Even last week Bitcoin sank 17% in a matter of minutes after El Salvador’s president sent out an encouraging tweet becoming the first country to adopt Bitcoin as a legal tender.

I’m finding that active traders are slowly moving into passive investing for the long run as they are seeing it is impossible to find a dip without diligence, extra time and leverage they cannot afford to take.

Image by Unsplash

Hurt or Heal

‘Buying the dip’ is aggressive by nature but as long as you know what you are getting into and how much you will allocate towards speculative risky actions, 1 move in a matter of weeks can return more than the yearly performance of an index fund.

Buying the dip can make you richer or poorer faster but at the same time improve your risk-adjusted returns by better understanding how much risk is involved inadvertently improving potential wealth gains.

According to Dan Egan, managing director of behavioral finance and investing for robo-advisor at Betterment, for new investors, buying the dip gets them to better understand how volatile the market swings are and can be part of a balanced portfolio.

Accordion to Bloomberg, “What’s more, the strategy can help an investor manage the market’s ups and downs, but it comes with a tradeoff — cash sitting on the sidelines waiting to be invested in those drops.
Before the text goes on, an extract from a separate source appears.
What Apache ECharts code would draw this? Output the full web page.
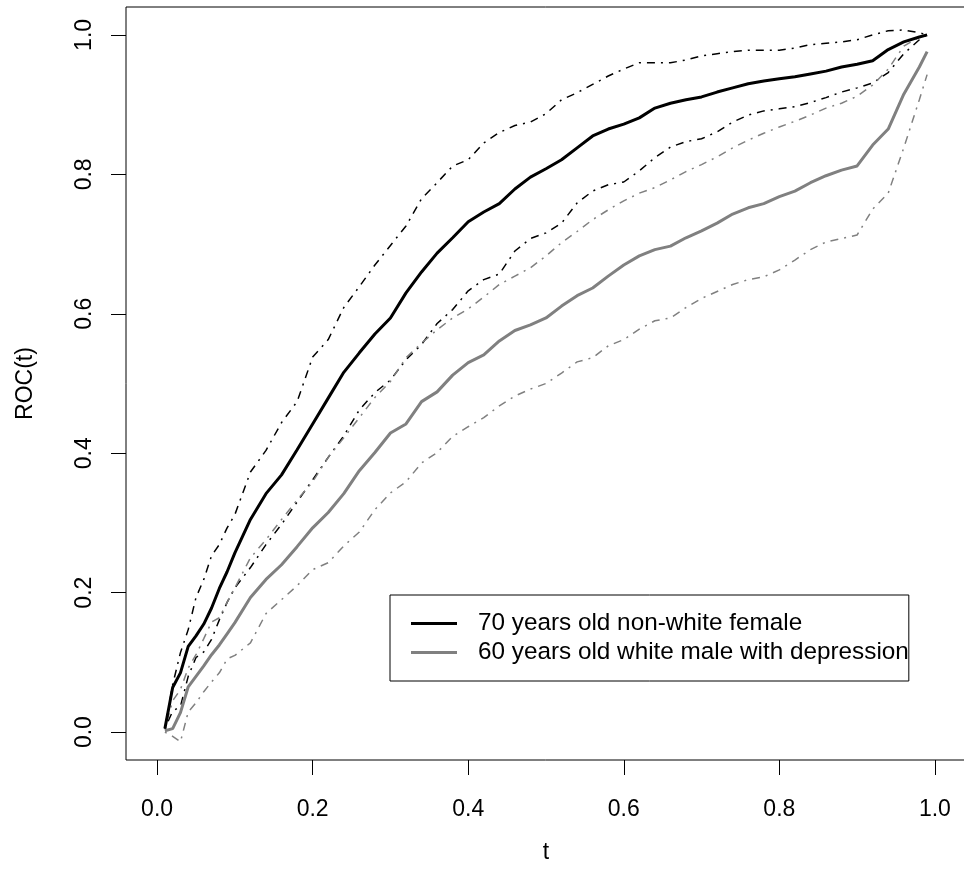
<!DOCTYPE html>
<html>
<head>
<meta charset="utf-8">
<script src="https://cdn.jsdelivr.net/npm/echarts@6/dist/echarts.min.js"></script>
<style>
  html, body { margin: 0; padding: 0; background: #fff; }
  #chart { width: 964px; height: 880px; }
</style>
</head>
<body>
<div id="chart"></div>
<script>
// time points
const tValues = [0.01, 0.02, 0.03, 0.04, 0.05, 0.06, 0.07, 0.08, 0.09, 0.10,
  0.12, 0.14, 0.16, 0.18, 0.20, 0.22, 0.24, 0.26, 0.28, 0.30,
  0.32, 0.34, 0.36, 0.38, 0.40, 0.42, 0.44, 0.46, 0.48, 0.50,
  0.52, 0.54, 0.56, 0.58, 0.60, 0.62, 0.64, 0.66, 0.68, 0.70,
  0.72, 0.74, 0.76, 0.78, 0.80, 0.82, 0.84, 0.86, 0.88, 0.90,
  0.92, 0.94, 0.96, 0.98, 0.99]

// 70 years old non-white female
const femaleROC = [0.005, 0.064, 0.085, 0.123, 0.138, 0.155, 0.178, 0.206, 0.230, 0.257,
  0.305, 0.342, 0.369, 0.405, 0.442, 0.479, 0.516, 0.544, 0.571, 0.594,
  0.630, 0.660, 0.687, 0.709, 0.732, 0.746, 0.758, 0.779, 0.796, 0.808,
  0.821, 0.838, 0.855, 0.865, 0.872, 0.881, 0.895, 0.902, 0.907, 0.911,
  0.918, 0.924, 0.930, 0.934, 0.937, 0.940, 0.944, 0.948, 0.954, 0.958,
  0.963, 0.979, 0.990, 0.997, 1.000]
const femaleUpper = [0.005, 0.068, 0.114, 0.147, 0.193, 0.219, 0.253, 0.269, 0.293, 0.312,
  0.373, 0.404, 0.444, 0.474, 0.538, 0.563, 0.609, 0.639, 0.670, 0.698,
  0.726, 0.765, 0.788, 0.812, 0.821, 0.845, 0.860, 0.870, 0.875, 0.887,
  0.907, 0.917, 0.929, 0.941, 0.951, 0.960, 0.960, 0.960, 0.964, 0.970,
  0.973, 0.976, 0.978, 0.978, 0.978, 0.981, 0.986, 0.988, 0.990, 0.993,
  1.000, 1.006, 1.007, 1.003, 1.000]
const femaleLower = [0.005, 0.030, 0.037, 0.080, 0.107, 0.115, 0.133, 0.161, 0.186, 0.207,
  0.236, 0.269, 0.298, 0.330, 0.362, 0.394, 0.425, 0.462, 0.487, 0.505,
  0.534, 0.556, 0.586, 0.606, 0.633, 0.649, 0.657, 0.690, 0.708, 0.716,
  0.730, 0.759, 0.776, 0.785, 0.789, 0.805, 0.824, 0.839, 0.847, 0.851,
  0.861, 0.875, 0.885, 0.891, 0.894, 0.897, 0.903, 0.910, 0.918, 0.924,
  0.931, 0.946, 0.973, 0.993, 1.000]

// 60 years old white male with depression
const maleROC = [0.002, 0.005, 0.028, 0.065, 0.080, 0.095, 0.111, 0.125, 0.141, 0.157,
  0.193, 0.219, 0.240, 0.266, 0.293, 0.315, 0.342, 0.375, 0.401, 0.429,
  0.442, 0.474, 0.488, 0.512, 0.530, 0.541, 0.561, 0.576, 0.584, 0.594,
  0.611, 0.626, 0.637, 0.654, 0.670, 0.683, 0.692, 0.697, 0.709, 0.719,
  0.730, 0.743, 0.752, 0.758, 0.768, 0.776, 0.788, 0.798, 0.806, 0.812,
  0.842, 0.865, 0.915, 0.954, 0.976]
const maleUpper = [0.005, 0.045, 0.061, 0.092, 0.111, 0.134, 0.158, 0.164, 0.186, 0.207,
  0.250, 0.276, 0.305, 0.333, 0.359, 0.394, 0.422, 0.451, 0.480, 0.503,
  0.537, 0.558, 0.577, 0.594, 0.607, 0.624, 0.642, 0.654, 0.666, 0.683,
  0.702, 0.718, 0.735, 0.749, 0.762, 0.773, 0.781, 0.792, 0.804, 0.814,
  0.825, 0.838, 0.849, 0.859, 0.868, 0.876, 0.885, 0.895, 0.902, 0.912,
  0.928, 0.951, 0.984, 0.997, 1.000]
const maleLower = [0.000, -0.006, -0.014, 0.029, 0.042, 0.058, 0.072, 0.085, 0.105, 0.110,
  0.128, 0.170, 0.190, 0.210, 0.233, 0.243, 0.267, 0.287, 0.319, 0.343,
  0.359, 0.386, 0.401, 0.424, 0.438, 0.451, 0.468, 0.482, 0.492, 0.500,
  0.515, 0.531, 0.537, 0.554, 0.563, 0.578, 0.590, 0.594, 0.609, 0.622,
  0.632, 0.642, 0.649, 0.653, 0.663, 0.677, 0.692, 0.703, 0.708, 0.713,
  0.750, 0.773, 0.838, 0.907, 0.943]

const xTicks = [0, 0.2, 0.4, 0.6, 0.8, 1.0]
const yTicks = [0, 0.2, 0.4, 0.6, 0.8, 1.0]

const FEMALE = '70 years old non-white female'
const MALE = '60 years old white male with depression'
const GREY = '#808080'
const FONT = 'Liberation Sans, Arial, Helvetica, sans-serif'

function pairs(ys) {
  return tValues.map((t, i) => [t, ys[i]])
}

function mainLine(name, ys, color) {
  return {
    name: name,
    type: 'line',
    data: pairs(ys),
    symbol: 'none',
    smooth: false,
    color: color,
    z: 3,
    lineStyle: { color: color, width: 3 }
  }
}

// dot-dash confidence bounds
function bandLine(name, ys, color) {
  return {
    name: name,
    type: 'line',
    data: pairs(ys),
    symbol: 'none',
    smooth: false,
    color: color,
    z: 2,
    lineStyle: { color: color, width: 1.5, type: [2, 6, 8, 6] }
  }
}

const chart = echarts.init(document.getElementById('chart'), null, { renderer: 'canvas' })

const option = {
  animation: false,
  backgroundColor: '#fff',
  textStyle: { fontFamily: FONT },
  grid: {
    left: 126,
    top: 7,
    width: 840,
    height: 753,
    outerBoundsMode: 'none',
    show: true,
    borderColor: '#000',
    borderWidth: 1,
    backgroundColor: 'transparent'
  },
  legend: {
    data: [
      { name: FEMALE, icon: 'rect' },
      { name: MALE, icon: 'rect' }
    ],
    orient: 'vertical',
    left: 390,
    top: 595,
    padding: [14, 0, 14, 21],
    itemGap: 0,
    itemWidth: 46,
    itemHeight: 3,
    borderColor: '#000',
    borderWidth: 1,
    backgroundColor: '#fff',
    textStyle: {
      fontFamily: FONT,
      fontSize: 24.3,
      color: '#000',
      lineHeight: 29,
      padding: [0, 0, 0, 16]
    }
  },
  xAxis: {
    type: 'value',
    min: -0.04,
    max: 1.04,
    name: 't',
    nameLocation: 'middle',
    nameGap: 81,
    nameTextStyle: { fontFamily: FONT, fontSize: 23, color: '#000' },
    axisLine: { show: false, onZero: false },
    splitLine: { show: false },
    axisTick: {
      show: true,
      inside: false,
      length: 15,
      customValues: xTicks,
      lineStyle: { color: '#000', width: 1 }
    },
    axisLabel: {
      customValues: xTicks,
      margin: 38,
      fontFamily: FONT,
      fontSize: 23,
      color: '#000',
      formatter: v => v.toFixed(1)
    }
  },
  yAxis: {
    type: 'value',
    min: -0.04,
    max: 1.04,
    name: 'ROC(t)',
    nameLocation: 'middle',
    nameRotate: 90,
    nameGap: 89,
    nameTextStyle: { fontFamily: FONT, fontSize: 23, color: '#000' },
    axisLine: { show: false, onZero: false },
    splitLine: { show: false },
    axisTick: {
      show: true,
      inside: false,
      length: 15,
      customValues: yTicks,
      lineStyle: { color: '#000', width: 1 }
    },
    axisLabel: {
      customValues: yTicks,
      rotate: 90,
      margin: 30,
      fontFamily: FONT,
      fontSize: 23,
      color: '#000',
      formatter: v => v.toFixed(1)
    }
  },
  series: [
    bandLine('female upper', femaleUpper, '#000'),
    bandLine('female lower', femaleLower, '#000'),
    bandLine('male upper', maleUpper, GREY),
    bandLine('male lower', maleLower, GREY),
    mainLine(MALE, maleROC, GREY),
    mainLine(FEMALE, femaleROC, '#000')
  ]
}

chart.setOption(option)
</script>
</body>
</html>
During the time that money is not invested in the market, it’s not growing since interest rates are near zero.”

Although cash is king, this is a legitimate point. Once you’ve allocated enough for your passive funds, you can either spend, invest or save that surplus and there’s no better feeling than investing.

All in all, moderation is key in any approach. From eating to investing. Not too much of anything is a good thing. Passive investing isn’t going to allow you to generate a substantial return right away that you can use towards a mortgage on a fancy new property you plan on getting next month yet it will allow you to make sure your retirement, educational and security fund is set in stone to secure a piece of mind for decades to come.

As an investor, you have more control than you think. Don’t loose sight of it. What looks enticing is more dangerous than not but that doesn’t mean you can’t get a slight taste of it.

Never go overboard with anything, including a passive approach for that matter either. You want your money to work for you after all.

Buying the dip won’t necessarily make you richer over time, but it can improve your risk-adjusted returns and realism. Plus, as long as you don’t take it too far, advisers say it’s an easy way to tame your nerves during market turbulence which we could all use help on.

There’s always an opportunity cost with everything.

Buying the dip is a helpful reminder to keep investors alert about where their capital is being put to use so it doesn’t decline in purchasing power.

No investment strategy is guaranteed. Pullbacks to reversals, corrections and downtrends will happen it’s just a matter of when and how you’re willing to pay the price.

It’s wise to have a challenge in your investments as in life but not too much that it derails and sabotages the rest of your returns.